Options are your friends.
Before starting the game, consider taking a look at the options menu.
In the Game section, you can tick in the options circled in red on the screenshot above. If you do this, all conversation options and all reputation effects will appear, even if you don’t meet their requirements; they will still be greyed out, of course. Also, this option doesn’t show you the actual content of the unavailable choices, it just shows you that there are more possibilities there than what you would see by default. Many dialogue options are locked out by stats such as Might, Dexterity or more; main character’s race; main character’s Culture and so on, thus these options can make it a bit easier to plan for a next playthrough.
When creating your first character, you can just go for any class you want; there isn’t any big disadvantage for picking Wizard over Fighter, for example. What you need to pay attention to are Attributes – you should put the most point to the ones marked by a golden star, then the silver-starred ones are next. Read each Attribute’s description on why is it necessary for your class, and decide on how to spend your points. If you want to min-max your character, then pay attention to Race, Culture and Background to get the most Attribute bonuses out of them.
Then class-specific things come, such as songs for Chanters, spells for Wizards, etc. – this part depends on character class, but I would recommend that you pick either Endurance-recovering or offensive abilities /spells. You won’t really need support spells in the beginning, especially if you only go with the companions you encounter.
Appearance and voice are entirely personal choices not affecting the actual game, so pick what you like there.
About the available companions
There are three ways you can play Pillars of Eternity.
- Soloing is meant for very experienced players, and this method means not recruiting anyone or using anyone in addition to the main character. If you are a first-time player, don’t play alone, as you will find the game to be too hard.
- Main character + recruitable companions: Want to play Baldur’s Gate style? Then you can just play the game and accept new companions as you go. There are 8 companions available, with the first two of them (Aloth and Edér) being in Gilded Vale, just after you enter the village in the beginning of Act I. You should recruit these two ASAP if you choose this style. These characters have personalities and background stories you can discover as you progress.
- Main character + player-made Adventurers: This is the ideal choice for min-maxers, since you can create a full party of 6 adventurers, like in Icewind Dale. Or you can use a mix between the actual companions and these adventurers, as you prefer.
Some tips for leveling up in general
- Every character should have at least 3 points in Athletics, as this significantly decreases the amount of Fatigue they will receive from combat, thus enabling you to fight longer before needing to rest.
- If you have two of the same spellcaster class (wizard, chanter, etc.), then don’t give the exact same spells to both. Be flexible, and train both in different areas of their expertise.
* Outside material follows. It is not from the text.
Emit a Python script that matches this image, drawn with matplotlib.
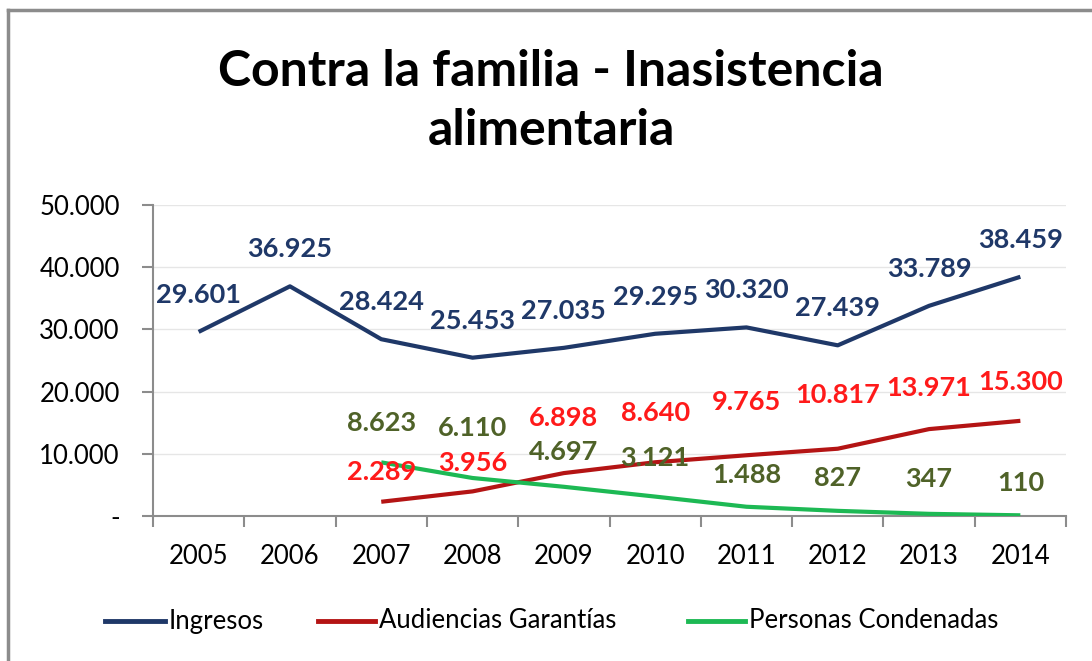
import matplotlib
matplotlib.use("Agg")
import matplotlib.pyplot as plt
from matplotlib.lines import Line2D
from matplotlib.ticker import FuncFormatter

years = ["2005", "2006", "2007", "2008", "2009", "2010", "2011", "2012", "2013", "2014"]
ingresos = [29601, 36925, 28424, 25453, 27035, 29295, 30320, 27439, 33789, 38459]
audiencias = [None, None, 2289, 3956, 6898, 8640, 9765, 10817, 13971, 15300]
condenadas = [None, None, 8623, 6110, 4697, 3121, 1488, 827, 347, 110]

title = "Contra la familia - Inasistencia\nalimentaria"
series_names = ["Ingresos", "Audiencias Garantías", "Personas Condenadas"]

line_colors = ["#1F3868", "#B41414", "#1DB954"]
label_colors = ["#1F3868", "#FF1A1A", "#4F6228"]

plt.rcParams['font.family'] = ['Lato', 'DejaVu Sans']

W, H = 1092, 661
fig = plt.figure(figsize=(W / 100, H / 100), dpi=100)
ax = fig.add_axes([153 / W, 1 - 516 / H, (1066 - 153) / W, (516 - 205) / H])

x = list(range(len(years)))

def fmt(v):
    return f"{v:,.0f}".replace(",", ".")

# per-point label lift in pixels (placement only)
red_lift = [0, 0, 30, 28, 55, 49, 53, 54, 41, 39]
green_lift = [0, 0, 39, 50, 35, 39, 32, 33, 35, 32]

all_series = [ingresos, audiencias, condenadas]
lifts = [[37] * 10, red_lift, green_lift]
for s, lc, tc, lift, name in zip(all_series, line_colors, label_colors, lifts, series_names):
    xs = [i for i, v in zip(x, s) if v is not None]
    ys = [v for v in s if v is not None]
    ax.plot(xs, ys, color=lc, lw=3, solid_capstyle='butt', label=name, zorder=3)
    for xi, yi in zip(xs, ys):
        ax.annotate(fmt(yi), (xi, yi), xytext=(0, lift[xi] * 0.72), textcoords='offset points',
                    ha='center', va='center', fontsize=19.5, fontweight='bold', color=tc, zorder=4)

ax.set_xlim(-0.5, len(years) - 0.5)
ax.set_ylim(0, 50000)
ax.set_yticks(range(0, 50001, 10000))
ax.yaxis.set_major_formatter(FuncFormatter(lambda v, p: "-" if v == 0 else fmt(v)))
ax.set_xticks(x)
ax.set_xticklabels(years)
ax.set_xticks([i - 0.5 for i in range(len(years) + 1)], minor=True)
ax.tick_params(axis='x', which='major', length=0, pad=20, labelsize=18.5, colors='#000000')
ax.tick_params(axis='x', which='minor', length=8, width=1.5, color='#8C8C8C')
ax.tick_params(axis='y', length=8, width=1.5, color='#8C8C8C', labelsize=18.5, pad=16)
for lab in ax.get_yticklabels() + ax.get_xticklabels():
    lab.set_color('#000000')

ax.grid(axis='y', color='#E6E6E6', lw=1)
ax.set_axisbelow(True)
for sp in ['top', 'right']:
    ax.spines[sp].set_visible(False)
for sp in ['left', 'bottom']:
    ax.spines[sp].set_color('#8C8C8C')
    ax.spines[sp].set_linewidth(1.5)

fig.text(551 / W, 1 - 101 / H, title, ha='center', va='center', fontsize=36, fontweight='bold',
         linespacing=1.4, color='#000000')

# legend entries (handle span and text start in pixels)
legend_pos = [(105, 165, 169), (318, 375, 379), (688, 745, 749)]
ly = 1 - 621 / H
for (h0, h1, t0), c, name in zip(legend_pos, line_colors, series_names):
    fig.add_artist(Line2D([h0 / W, h1 / W], [ly, ly], color=c, lw=3.5, transform=fig.transFigure))
    fig.text(t0 / W, ly, name, ha='left', va='center', fontsize=18.5, color='#000000')

# outer frame (left and top edges visible)
fig.add_artist(Line2D([8 / W, 8 / W], [0, 1 - 10 / H], color='#8C8C8C', lw=2.5, transform=fig.transFigure))
fig.add_artist(Line2D([8 / W, 1], [1 - 10 / H, 1 - 10 / H], color='#8C8C8C', lw=2.5, transform=fig.transFigure))

fig.savefig("out.png", dpi=100, facecolor='white')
- Always have one character with a high Mechanics skill, and go in Stealth mode in dungeons. Disarming the detected traps will give XP, and will save you from certain death many times, especially in the Endless Paths.
- Wizards – Don’t pick the Bonus 1st-level and Bonus 2nd- level talents when leveling up, as after reaching Level 9 and 11, you will gain Per Encounter spell casts for these, instead of Per Rest, making these talents useless.